I met up with Don, his wife, and his son that breezy, sunny morning. Although I had never visited the city, and the experience was going to be a first, I immediately felt as if I was in the company of long-time friends. That’s just the way they are, a personable bunch. My day with Don entailed a personal sea kayaking instruction and 3-hour excursion off the shore of New Smyrna Beach; near Daytona Beach Florida, a full day of sun and fun!
Once planted on the beach, we moved into a brief yet thorough course on sea kayaking. I tried to keep up as Don explained the equipment we were going to use; the kayak – a Scrambler XT, the paddles – Mohawk brand, made for Don as needed, and the back rest – adjustable. Okay, so far so good, I thought. Don explained that he maintains 6 single kayaks and 2 double ocean kayaks, a perfect fleet for touring families.
Don proceeded to show me how to hold and rotate the paddles from side to side.
Soon we were smothered in sun block and dragging the kayaks down to the water, as my stomach churned a bit. Yes, I admit, I was a bit nervous. I imagined sharks, wind, rain, and lighting. Then, I remembered, this is an adventure! That’s what I’m here for! Besides, Don assured my safety. He’s a certified lifeguard, and his wife, Karen, is a registered nurse, an assuring combination that encouraged me to keep moving towards the water.
“We’re kayaking out to the green buoy,” Don says. “How far is that?” I ask. “About a mile,” Don says. “Okay. I can do that,” I say under my breath.
I got in the kayak, without grace. Don had me practice tilting to one side and to the other to test how far I could lean before falling out. Thanks to the mild surf we were able to begin paddling close to shore.
The world seemed to stop rotating while I was floating 1 mile off shore. It was quiet. Peace prevailed. I surrendered to the ocean swells. I empathized with the various fish that could be swimming right beneath me, in the 15-foot deep water.
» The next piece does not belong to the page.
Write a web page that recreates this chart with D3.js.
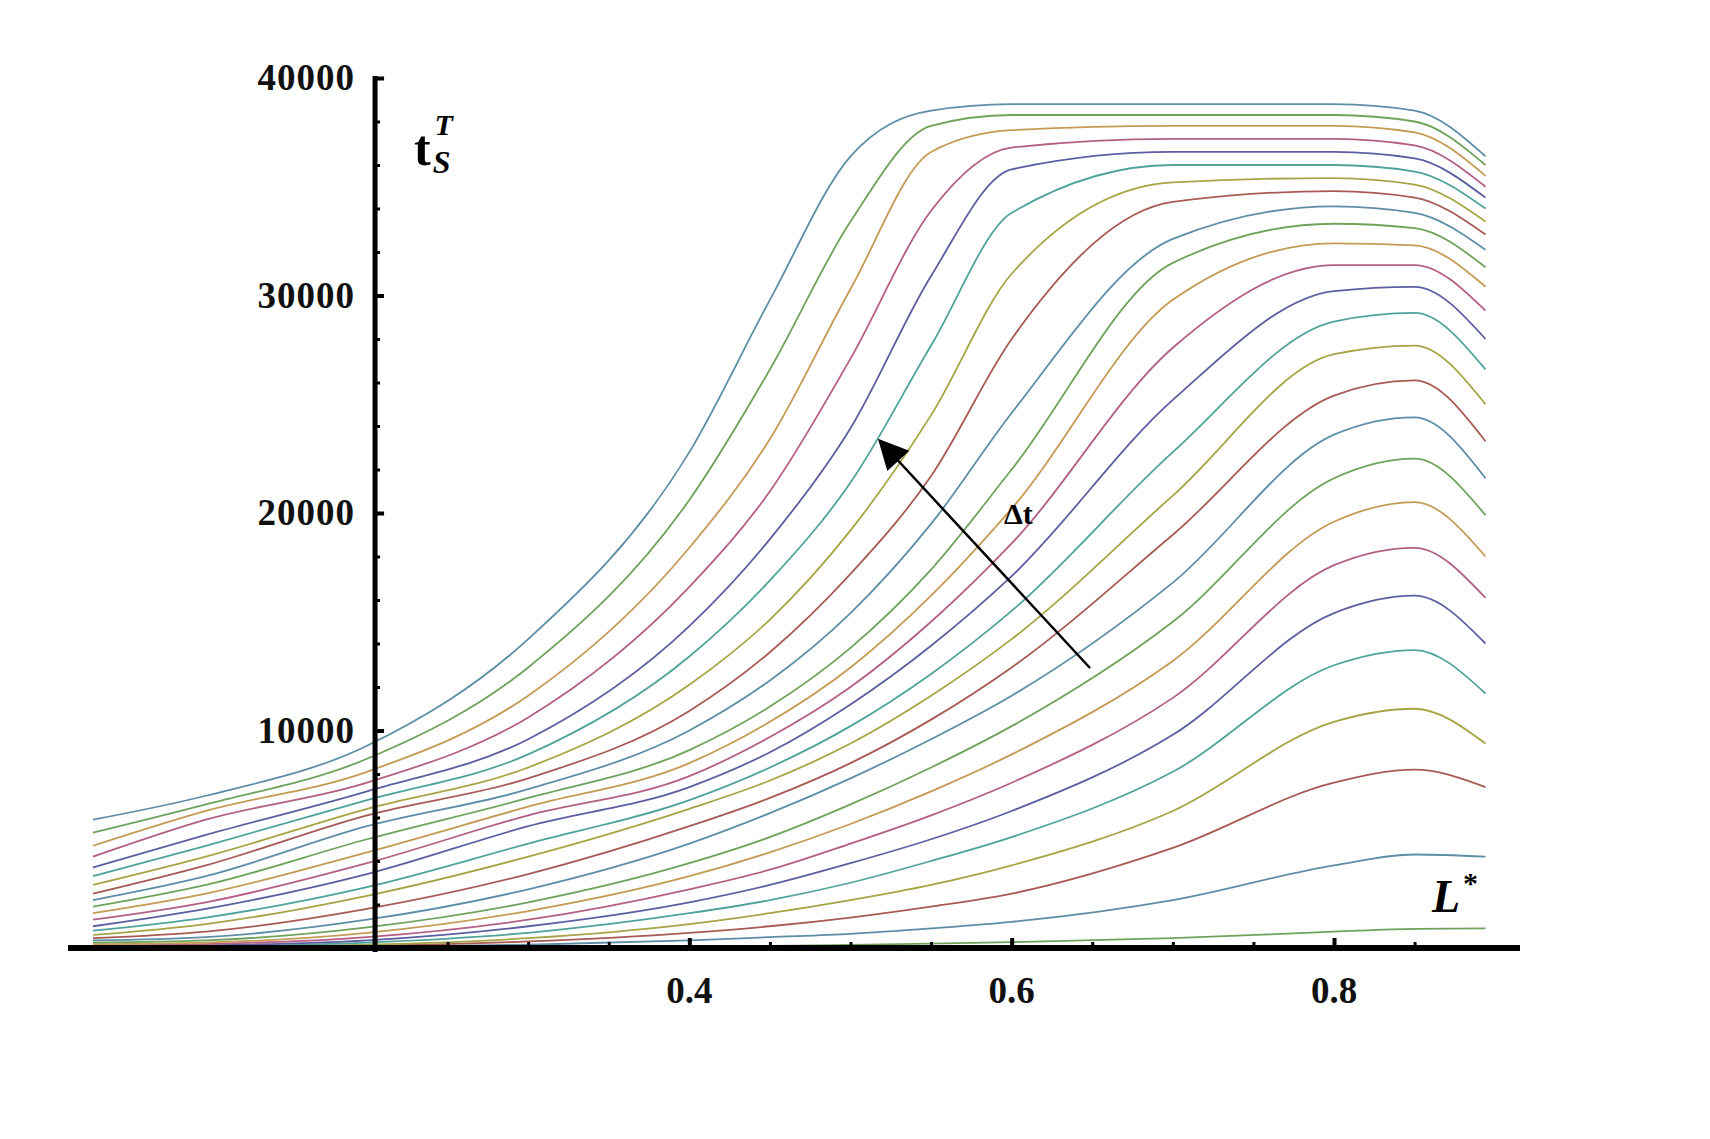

We paddled, and paddled, and paddled. An hour later I found myself scanning the horizon for that green buoy. I found it…about a 1/2 mile away still. Ah, the wind! It picked up while we were off shore. I fought to keep the kayak moving north to the buoy. I resisted the temptation of Don’s invitation to tow me. I had a goal in sight – that elusive green buoy. It was nice to speak with Don while we were paddling. It helped to keep my mind off the achy feeling I started to experience in my shoulder, elbow, and back. Those muscles I hadn’t used in a while were awakened. Don explained that the yellow buoy, about 1.5 miles from shore, is the start of the “shark shoal”, as ancient surfers titled it years ago. I paddled hard to move in the opposite direction of that yellow buoy!
Finally, we had victory, as we slowly approached the green buoy. I felt a tremendous sense of achievement! On our way back to shore, we witnessed two dolphins swimming nearby. We hoped to welcome them beside our kayaks. No luck, though. The adventure pumped up as we approached the surf breaks. The week prior Don surfed breakers that began about 1 mile off shore. I, on the other hand, caught a tiny wave on my way in. I “braced” for the break, remained stable for about 5 seconds and then tumbled over onto the scratchy sand in the clear shallow waters along shore.
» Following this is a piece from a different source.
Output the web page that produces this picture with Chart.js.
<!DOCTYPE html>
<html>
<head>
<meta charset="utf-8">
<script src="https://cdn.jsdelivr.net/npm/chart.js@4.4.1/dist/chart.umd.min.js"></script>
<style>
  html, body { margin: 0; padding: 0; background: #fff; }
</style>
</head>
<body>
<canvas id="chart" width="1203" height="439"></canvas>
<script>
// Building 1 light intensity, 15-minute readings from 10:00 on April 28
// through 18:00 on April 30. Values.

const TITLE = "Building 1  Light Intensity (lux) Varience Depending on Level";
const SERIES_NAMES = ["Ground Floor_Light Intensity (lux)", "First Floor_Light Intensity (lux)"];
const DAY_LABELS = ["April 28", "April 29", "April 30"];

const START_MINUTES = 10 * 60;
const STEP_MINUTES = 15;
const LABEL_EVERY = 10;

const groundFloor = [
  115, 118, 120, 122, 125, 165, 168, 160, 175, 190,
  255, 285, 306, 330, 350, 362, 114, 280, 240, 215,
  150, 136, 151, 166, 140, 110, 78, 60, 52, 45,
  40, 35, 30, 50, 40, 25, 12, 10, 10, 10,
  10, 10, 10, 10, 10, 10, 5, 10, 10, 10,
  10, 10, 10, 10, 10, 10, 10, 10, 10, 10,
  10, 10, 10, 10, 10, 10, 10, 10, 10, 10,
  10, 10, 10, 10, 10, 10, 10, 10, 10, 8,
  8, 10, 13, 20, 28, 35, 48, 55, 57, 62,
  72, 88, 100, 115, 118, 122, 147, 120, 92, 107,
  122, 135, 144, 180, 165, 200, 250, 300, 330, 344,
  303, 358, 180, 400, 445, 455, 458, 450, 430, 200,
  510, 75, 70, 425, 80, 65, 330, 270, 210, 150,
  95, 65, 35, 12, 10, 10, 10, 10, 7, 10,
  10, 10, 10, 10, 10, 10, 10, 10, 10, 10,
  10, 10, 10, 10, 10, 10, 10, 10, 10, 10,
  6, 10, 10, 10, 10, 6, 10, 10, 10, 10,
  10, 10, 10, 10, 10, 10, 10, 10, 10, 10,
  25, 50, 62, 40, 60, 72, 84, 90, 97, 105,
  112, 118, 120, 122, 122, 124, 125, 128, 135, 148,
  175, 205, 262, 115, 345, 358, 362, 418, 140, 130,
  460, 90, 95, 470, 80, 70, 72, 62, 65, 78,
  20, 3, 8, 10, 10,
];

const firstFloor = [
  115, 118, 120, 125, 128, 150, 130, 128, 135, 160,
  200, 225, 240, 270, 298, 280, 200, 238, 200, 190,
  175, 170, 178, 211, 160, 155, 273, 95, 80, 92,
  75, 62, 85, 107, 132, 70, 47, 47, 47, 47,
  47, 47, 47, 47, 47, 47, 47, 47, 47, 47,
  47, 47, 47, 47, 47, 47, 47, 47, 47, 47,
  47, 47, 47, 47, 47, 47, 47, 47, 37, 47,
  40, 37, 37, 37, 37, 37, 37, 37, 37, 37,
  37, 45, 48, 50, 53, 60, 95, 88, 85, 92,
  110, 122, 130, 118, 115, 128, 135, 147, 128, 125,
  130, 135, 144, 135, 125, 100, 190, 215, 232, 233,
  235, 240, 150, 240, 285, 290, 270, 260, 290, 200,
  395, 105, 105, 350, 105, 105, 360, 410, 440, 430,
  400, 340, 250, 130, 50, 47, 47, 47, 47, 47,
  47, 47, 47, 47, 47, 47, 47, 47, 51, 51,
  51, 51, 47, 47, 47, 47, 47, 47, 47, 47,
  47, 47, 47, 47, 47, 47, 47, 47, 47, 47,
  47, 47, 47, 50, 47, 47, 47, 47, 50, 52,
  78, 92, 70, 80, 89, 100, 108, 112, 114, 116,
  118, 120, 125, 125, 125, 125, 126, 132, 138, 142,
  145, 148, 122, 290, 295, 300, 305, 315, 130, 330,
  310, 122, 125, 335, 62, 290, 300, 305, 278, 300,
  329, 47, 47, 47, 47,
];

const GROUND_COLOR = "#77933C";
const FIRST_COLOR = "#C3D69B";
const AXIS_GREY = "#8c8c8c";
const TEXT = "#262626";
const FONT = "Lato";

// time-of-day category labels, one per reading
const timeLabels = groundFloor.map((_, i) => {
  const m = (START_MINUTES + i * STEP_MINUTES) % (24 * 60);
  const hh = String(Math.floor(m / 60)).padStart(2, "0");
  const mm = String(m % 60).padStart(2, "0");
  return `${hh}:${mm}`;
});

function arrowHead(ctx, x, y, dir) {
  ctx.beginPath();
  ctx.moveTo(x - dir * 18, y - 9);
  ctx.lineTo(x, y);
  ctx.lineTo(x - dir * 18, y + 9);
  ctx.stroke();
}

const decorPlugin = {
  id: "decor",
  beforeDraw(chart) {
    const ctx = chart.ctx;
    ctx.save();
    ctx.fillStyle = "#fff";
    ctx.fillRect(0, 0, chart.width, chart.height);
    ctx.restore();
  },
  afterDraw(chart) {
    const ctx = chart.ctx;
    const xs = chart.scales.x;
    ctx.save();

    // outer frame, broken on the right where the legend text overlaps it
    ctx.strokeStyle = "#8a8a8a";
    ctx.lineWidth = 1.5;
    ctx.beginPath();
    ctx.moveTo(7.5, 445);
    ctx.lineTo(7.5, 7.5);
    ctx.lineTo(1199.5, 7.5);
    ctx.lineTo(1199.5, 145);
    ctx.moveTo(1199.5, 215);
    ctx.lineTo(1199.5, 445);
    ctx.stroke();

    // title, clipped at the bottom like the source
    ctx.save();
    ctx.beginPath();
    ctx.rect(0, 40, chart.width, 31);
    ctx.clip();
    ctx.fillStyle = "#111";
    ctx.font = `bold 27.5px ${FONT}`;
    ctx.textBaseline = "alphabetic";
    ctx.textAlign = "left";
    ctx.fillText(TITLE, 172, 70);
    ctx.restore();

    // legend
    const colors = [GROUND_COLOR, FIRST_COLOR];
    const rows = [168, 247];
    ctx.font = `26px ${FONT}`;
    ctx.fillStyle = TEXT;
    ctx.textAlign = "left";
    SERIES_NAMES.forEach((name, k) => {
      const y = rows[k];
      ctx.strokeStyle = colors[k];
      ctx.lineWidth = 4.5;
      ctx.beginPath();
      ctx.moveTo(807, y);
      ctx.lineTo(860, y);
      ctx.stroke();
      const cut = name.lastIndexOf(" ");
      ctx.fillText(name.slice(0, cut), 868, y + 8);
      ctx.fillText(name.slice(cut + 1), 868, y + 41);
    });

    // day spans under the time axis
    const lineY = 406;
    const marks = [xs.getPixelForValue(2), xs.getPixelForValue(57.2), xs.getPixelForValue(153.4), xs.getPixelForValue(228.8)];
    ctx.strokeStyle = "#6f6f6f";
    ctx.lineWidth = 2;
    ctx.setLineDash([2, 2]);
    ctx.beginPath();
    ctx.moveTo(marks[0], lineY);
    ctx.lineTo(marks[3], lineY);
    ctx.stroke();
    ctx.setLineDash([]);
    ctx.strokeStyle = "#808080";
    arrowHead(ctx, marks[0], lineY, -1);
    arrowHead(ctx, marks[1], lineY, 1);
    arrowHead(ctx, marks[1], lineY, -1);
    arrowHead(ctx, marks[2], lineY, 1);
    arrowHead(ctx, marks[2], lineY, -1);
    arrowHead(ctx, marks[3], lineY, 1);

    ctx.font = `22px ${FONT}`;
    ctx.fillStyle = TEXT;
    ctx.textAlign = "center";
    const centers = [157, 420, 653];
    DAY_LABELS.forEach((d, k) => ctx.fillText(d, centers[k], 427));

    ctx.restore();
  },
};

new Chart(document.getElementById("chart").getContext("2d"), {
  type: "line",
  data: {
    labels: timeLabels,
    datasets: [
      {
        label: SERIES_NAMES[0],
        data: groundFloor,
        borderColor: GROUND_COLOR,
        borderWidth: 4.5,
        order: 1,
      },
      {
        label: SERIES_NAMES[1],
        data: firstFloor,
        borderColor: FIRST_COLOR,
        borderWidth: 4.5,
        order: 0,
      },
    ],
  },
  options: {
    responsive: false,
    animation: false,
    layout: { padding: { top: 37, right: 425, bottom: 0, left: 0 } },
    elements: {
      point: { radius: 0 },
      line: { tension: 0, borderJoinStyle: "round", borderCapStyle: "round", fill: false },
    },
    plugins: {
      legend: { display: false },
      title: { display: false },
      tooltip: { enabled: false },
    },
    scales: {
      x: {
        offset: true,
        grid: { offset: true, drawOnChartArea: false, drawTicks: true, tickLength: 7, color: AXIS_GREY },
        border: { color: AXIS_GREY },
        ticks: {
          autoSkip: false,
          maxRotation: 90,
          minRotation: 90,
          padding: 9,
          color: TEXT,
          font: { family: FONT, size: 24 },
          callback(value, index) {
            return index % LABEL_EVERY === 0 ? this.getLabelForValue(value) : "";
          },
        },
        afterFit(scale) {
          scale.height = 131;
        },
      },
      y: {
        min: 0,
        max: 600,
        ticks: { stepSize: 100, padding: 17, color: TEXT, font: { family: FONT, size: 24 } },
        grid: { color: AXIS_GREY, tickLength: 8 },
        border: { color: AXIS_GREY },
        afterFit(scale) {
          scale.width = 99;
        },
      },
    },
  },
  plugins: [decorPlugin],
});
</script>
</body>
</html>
Exuberantly exhausted and hungry I dragged my kayak onto the sand and went to have lunch with Don and his family. We spent the next hour and 1/2 chatting about Don’s business, the environment, and life in general. I can, with much enthusiasm say that this was the icing on my cake that day. What a great family! They are the kind of people you just don’t forget.
Don and his wife are naturals. You will, as I did, experience their natural ways with the water, and with personal relations. If you’re lucky, you’ll have the opportunity to spend an afternoon with Don, his family, and his sea kayaks in New Smyrna Beach.